If these three questions cannot be answered but in the affirmative, we should then be obliged to suspect that there is something inexplicable, ill judged, and not better grounded in the clamours which resound in every part of England on this subject; and this surmise might perhaps incline the reader to peruse, without prejudice, what I am going to set down, with no other view, than to find out some useful truths.
On the Influence of the National Prices on the Sales in Foreign Markets.

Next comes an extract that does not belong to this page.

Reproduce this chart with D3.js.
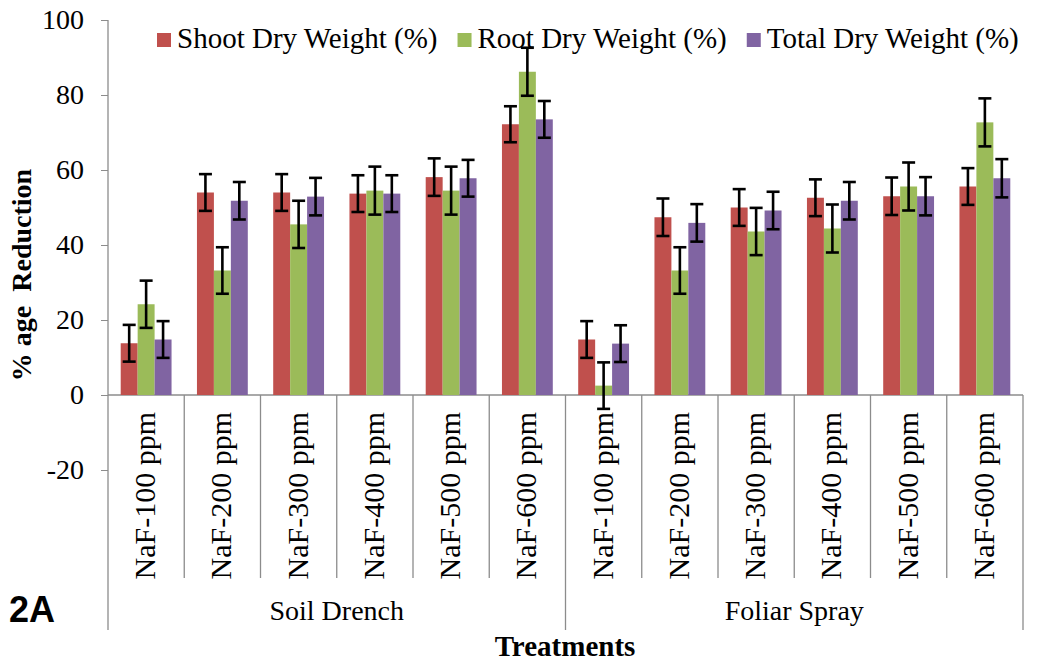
<!DOCTYPE html>
<html>
<head>
<meta charset="utf-8">
<script src="https://cdn.jsdelivr.net/npm/d3@7"></script>
<style>
  body { margin: 0; background: #fff; }
  svg text { font-family: "Liberation Serif", "Times New Roman", serif; fill: #000; }
</style>
</head>
<body>
<div id="main"></div>
<script>
/// data ///
const groups = ['Soil Drench', 'Foliar Spray'];
const doses = ['NaF-100 ppm', 'NaF-200 ppm', 'NaF-300 ppm', 'NaF-400 ppm', 'NaF-500 ppm', 'NaF-600 ppm'];
const series = ['Shoot Dry Weight (%)', 'Root Dry Weight (%)', 'Total Dry Weight (%)'];
const colors = ['#c0504d', '#9bbb59', '#8064a2'];

// values, soil drench first then foliar spray
const shoot = [13.8, 54.0, 54.0, 53.7, 58.1, 72.2, 14.8, 47.4, 50.0, 52.6, 53.0, 55.6];
const root  = [24.2, 33.2, 45.5, 54.5, 54.5, 86.2, 2.5, 33.2, 43.6, 44.4, 55.6, 72.7];
const total = [14.8, 51.8, 52.9, 53.7, 57.8, 73.5, 13.7, 45.9, 49.2, 51.8, 53.0, 57.8];

// error bars (+/-)
const shootErr = [4.9, 4.9, 4.9, 4.9, 5.0, 4.8, 4.9, 5.0, 4.9, 4.9, 5.0, 4.9];
const rootErr  = [6.3, 6.2, 6.3, 6.4, 6.4, 6.4, 6.2, 6.2, 6.3, 6.4, 6.4, 6.4];
const totalErr = [4.9, 5.0, 5.0, 4.9, 4.9, 4.9, 4.9, 5.0, 5.0, 5.0, 5.1, 5.1];

const yTicks = [-20, 0, 20, 40, 60, 80, 100];

const w = 1041;
const h = 663;

// build category keys + rows
const cats = [];
groups.forEach(g => doses.forEach(d => cats.push(g + '|' + d)));
const vals = [shoot, root, total];
const errs = [shootErr, rootErr, totalErr];
const rows = [];
cats.forEach((c, i) => {
    series.forEach((s, j) => rows.push({ cat: c, s: s, v: vals[j][i], e: errs[j][i], col: colors[j] }));
});

const svg = d3.select('#main')
            .append('svg')
            .attr('width', w)
            .attr('height', h);

// scales //
const x0 = d3.scaleBand()
            .domain(cats)
            .range([108, 1023]);

const x1 = d3.scaleBand()
            .domain(series)
            .range([0, x0.bandwidth()])
            .paddingInner(0)
            .paddingOuter(0.75);

const y = d3.scaleLinear()
            .domain([-20, 100])
            .range([470, 20]);

const gray = '#8c8c8c';
const labBottom = 578;   // bottom of dose label row
const grpBottom = 630;   // bottom of group label row

// y axis
const yAxis = d3.axisLeft(y)
                .tickValues(yTicks)
                .tickSize(7)
                .tickPadding(17)
                .tickFormat(d => String(d));   // plain hyphen for -20

const ga = svg.append('g')
            .attr('transform', 'translate(108,0)')
            .call(yAxis);
ga.attr('font-family', null).attr('font-size', null);
ga.select('.domain').remove();
ga.selectAll('.tick line').attr('stroke', gray);
ga.selectAll('.tick text')
    .style('font-size', '28px');

// axis lines
svg.append('line')
    .attr('x1', 108).attr('x2', 108)
    .attr('y1', y(100)).attr('y2', grpBottom)
    .attr('stroke', gray).attr('stroke-width', 1.3);

svg.append('line')
    .attr('x1', 108).attr('x2', 1023)
    .attr('y1', y(0)).attr('y2', y(0))
    .attr('stroke', gray).attr('stroke-width', 1.3);

// separators between doses and between groups
svg.append('g')
    .selectAll('line')
    .data(cats.slice(1).concat(['end']))
    .enter()
    .append('line')
    .attr('x1', d => d === 'end' ? 1023 : x0(d))
    .attr('x2', d => d === 'end' ? 1023 : x0(d))
    .attr('y1', y(0))
    .attr('y2', d => (d === 'end' || d.endsWith(doses[0])) ? grpBottom : labBottom)
    .attr('stroke', gray)
    .attr('stroke-width', 1.3);

// bars
svg.append('g')
    .selectAll('rect')
    .data(rows)
    .enter()
    .append('rect')
    .attr('x', d => x0(d.cat) + x1(d.s))
    .attr('width', x1.bandwidth())
    .attr('y', d => y(Math.max(0, d.v)))
    .attr('height', d => Math.abs(y(d.v) - y(0)))
    .attr('fill', d => d.col);

// error bars
const capW = 6.5;
const eb = svg.append('g')
            .selectAll('g')
            .data(rows)
            .enter()
            .append('g')
            .attr('stroke', '#000')
            .attr('stroke-width', 2.6);

eb.append('line')
    .attr('x1', d => x0(d.cat) + x1(d.s) + x1.bandwidth() / 2)
    .attr('x2', d => x0(d.cat) + x1(d.s) + x1.bandwidth() / 2)
    .attr('y1', d => y(d.v + d.e))
    .attr('y2', d => y(d.v - d.e));
eb.append('line')
    .attr('x1', d => x0(d.cat) + x1(d.s) + x1.bandwidth() / 2 - capW)
    .attr('x2', d => x0(d.cat) + x1(d.s) + x1.bandwidth() / 2 + capW)
    .attr('y1', d => y(d.v + d.e))
    .attr('y2', d => y(d.v + d.e));
eb.append('line')
    .attr('x1', d => x0(d.cat) + x1(d.s) + x1.bandwidth() / 2 - capW)
    .attr('x2', d => x0(d.cat) + x1(d.s) + x1.bandwidth() / 2 + capW)
    .attr('y1', d => y(d.v - d.e))
    .attr('y2', d => y(d.v - d.e));

// dose labels (rotated)
svg.append('g')
    .selectAll('text')
    .data(cats)
    .enter()
    .append('text')
    .attr('transform', d => `translate(${x0(d) + x0.bandwidth() / 2 + 9},412) rotate(-90)`)
    .attr('text-anchor', 'end')
    .style('font-size', '30px')
    .text(d => d.split('|')[1]);

// group labels
svg.append('g')
    .selectAll('text')
    .data(groups)
    .enter()
    .append('text')
    .attr('x', g => {
        const ks = cats.filter(c => c.startsWith(g + '|'));
        return (x0(ks[0]) + x0(ks[ks.length - 1]) + x0.bandwidth()) / 2;
    })
    .attr('y', 620)
    .attr('text-anchor', 'middle')
    .style('font-size', '28px')
    .text(g => g);

// axis titles
svg.append('text')
    .attr('x', 565)
    .attr('y', 656)
    .attr('text-anchor', 'middle')
    .style('font-size', '29px')
    .style('font-weight', 'bold')
    .text('Treatments');

svg.append('text')
    .attr('transform', 'translate(31,275) rotate(-90)')
    .attr('text-anchor', 'middle')
    .style('font-size', '28px')
    .style('font-weight', 'bold')
    .style('white-space', 'pre')
    .text('% age  Reduction');

// panel tag
svg.append('text')
    .attr('x', 9)
    .attr('y', 622)
    .style('font-family', '"Liberation Sans", Arial, sans-serif')
    .style('font-size', '36px')
    .style('font-weight', 'bold')
    .text('2A');

// legend
const lg = svg.append('g').attr('id', 'legend');
let lx = 157;
series.forEach((s, i) => {
    lg.append('rect')
        .attr('x', lx).attr('y', 33)
        .attr('width', 14).attr('height', 14)
        .attr('fill', colors[i]);
    const t = lg.append('text')
        .attr('x', lx + 20).attr('y', 48)
        .style('font-size', '29px')
        .text(s);
    lx += 20 + t.node().getComputedTextLength() + 20;
});
</script>
</body>
</html>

The impossibility of a competition in trade with those who can afford cheaper, in money, the articles which are to be the object of such a trade, is so affirmatively maintained, and this principle is so self-evident, when applied to two manufacturers in the same town, circumscribed in their selling as well as their buying, within the precincts of the same country, where the one should always procure for 3, what the other would have the stupidity to buy constantly at 4, that it becomes pardonable (if one carries the examination no farther) to admit of this idea, taken in a most comprehensive manner, as one of those trivial truths, which are not worth being searched into. But I must own, that my reflexions on the pretended necessity of keeping the commercial balance constantly in favour, have made me rather circumspect in giving credit to opinions the most generally received.